Since, in relation to the foregoing, four objections, at all events, are bound to be made, let me make them myself, and answer them too. First: It is not the public school and ’varsity man who is lacking in sympathy and good-will towards Labour; it is the self-made capitalist, or the grammar school man. The truth is that, with exceptions, they all are lacking. But the defect is more dangerous and insidious within “the caste” than without; for not only is “the caste” homogeneous, and far more influential in every way, but it veils its lack of sympathy in this very pretension of having sympathy. Next it will be said: “You accuse us of lack of sympathy! But we would gladly be sympathetic, if they would only let us!” Now this in the main is a perfectly genuine belief in members of “the caste” when they have once gone out into life and rubbed off the rawness of youthful hostility and prejudice. But it is the genuine belief of people only passively inclined to friendship; in other words, the belief of the fortunate not imbued with a spirit sufficiently high and generous to take, from the best motives, active steps towards friendship with the less fortunate.
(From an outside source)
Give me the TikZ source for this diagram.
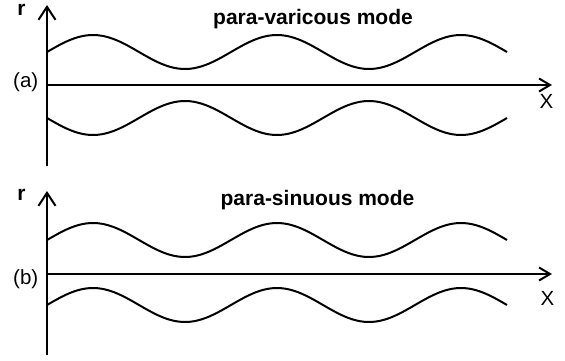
\documentclass[tikz,border=0pt]{standalone}
\usepackage{fontspec}
\setmainfont{Liberation Sans}
\usetikzlibrary{arrows.meta}
\begin{document}
\begin{tikzpicture}[x=1pt,y=-1pt,
  axis/.style={line width=2pt},
  varrow/.style={-{Straight Barb[length=13pt,width=17pt,line width=2pt]}},
  harrow/.style={-{Straight Barb[length=11pt,width=13pt,line width=2pt]}},
  wave/.style={line width=2pt,smooth,samples=120},
  title/.style={font=\fontsize{21}{25}\selectfont\bfseries,anchor=base,inner sep=0pt},
  lab/.style={font=\fontsize{20.5}{24}\selectfont,inner sep=0pt},
  rlab/.style={font=\fontsize{21}{25}\selectfont\bfseries,anchor=base,inner sep=0pt}]
\useasboundingbox (0,0) rectangle (565,361);
% panel (a)
\coordinate (aB) at (47,166);
\coordinate (aT) at (47,5);
\coordinate (aO) at (47,85);
\coordinate (aX) at (552,85);
\draw[axis,varrow] (aB) -- (aT);
\draw[axis,harrow] (aO) -- (aX);
\draw[wave] plot[domain=47:507] (\x,{52-17*sin((\x-47)/184*360)});
\draw[wave] plot[domain=47:507] (\x,{118+17*sin((\x-47)/184*360)});
\node[title] (ta) at (313,25) {para-varicous mode};
\node[rlab] (ra) at (21.5,15.5) {r};
\node[lab,anchor=base east] (la) at (38.5,87.5) {(a)};
\node[lab,anchor=base] (xa) at (546.5,108) {X};
% panel (b)
\coordinate (bB) at (47,355);
\coordinate (bT) at (47,191);
\coordinate (bO) at (47,274);
\coordinate (bX) at (552,274);
\draw[axis,varrow] (bB) -- (bT);
\draw[axis,harrow] (bO) -- (bX);
\draw[wave] plot[domain=47:507] (\x,{240-17*sin((\x-47)/184*360)});
\draw[wave] plot[domain=47:507] (\x,{305-17*sin((\x-47)/184*360)});
\node[title] (tb) at (317.5,205) {para-sinuous mode};
\node[rlab] (rb) at (21.5,200) {r};
\node[lab,anchor=base east] (lb) at (38.5,284) {(b)};
\node[lab,anchor=base] (xb) at (547.5,305) {X};
\end{tikzpicture}
\end{document}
Further it will be said: “But Labour is not really less fortunate than ourselves—it has freedom from cares, responsibilities, and expenses, such as we can never know; in fact, we are not sure that it is not really the more fortunate class.” Well! Apart from the fact that not one in ten thousand of “the caste” would change places with an industrial worker, there is this answer: “On your hypothesis, evolution, which is ‘caste’s’ main justification, is absurd and our system is standing on its head. If, indeed, you require Labour to consider itself at least as fortunate as yourselves, you must set to work at once and revalue everything, alter every present ideal in your social life, and annul the importance of property. Are you prepared to do this?” Finally it will be objected: “It may be as you say, but the evil is implicit and inevitable, for everything possible is already done by our educational authorities to counteract a narrow ‘caste’ spirit and imbue the children of the fortunate with a brotherly feeling towards the less fortunate.” The answer to this is simply: “Has everything been done? Has anything like everything been done? For example, is the danger of this narrow ‘caste’ spirit ever taken into account in the appointment of these same educational authorities?”
Besides being “snobs” in the best sense of that word, boys are high-spirited, generous, and malleable creatures. Let any fair-minded man of “the caste” ask himself: “What sustained and really ‘felt’ effort did he encounter from his own teachers in school and college days to turn that high spirit, and generosity, and malleability of his into a state of mind that regarded his good fortune as a thing to be held in trust to share to the full with the less fortunate?” A few will answer truly: “Yes, I have met with such effort.” But how few!
Again, then, I am brought to the point of saying: There is a general absence of active and sustained effort to produce in the young of the prosperous classes this “good-will” state of mind; to change such general absence of effort into a general presence of effort is a consummation that will never, I think, be reached under our present system of education.
Both these influences, then, contributing to Social Unrest—the one produced by the increasing presence of the fiduciary element, and the other by the unchecked growth of a narrow “caste” spirit—lead us to the same prime underlying deficiency in our national life, the lack of right purpose in our education. They happen to be both incident to Capital, but it is probable that influences incident to Labour, of which I hesitate to speak, since I cannot from personal experience and feeling, may also in measure be traced to the same underlying deficiency in our education.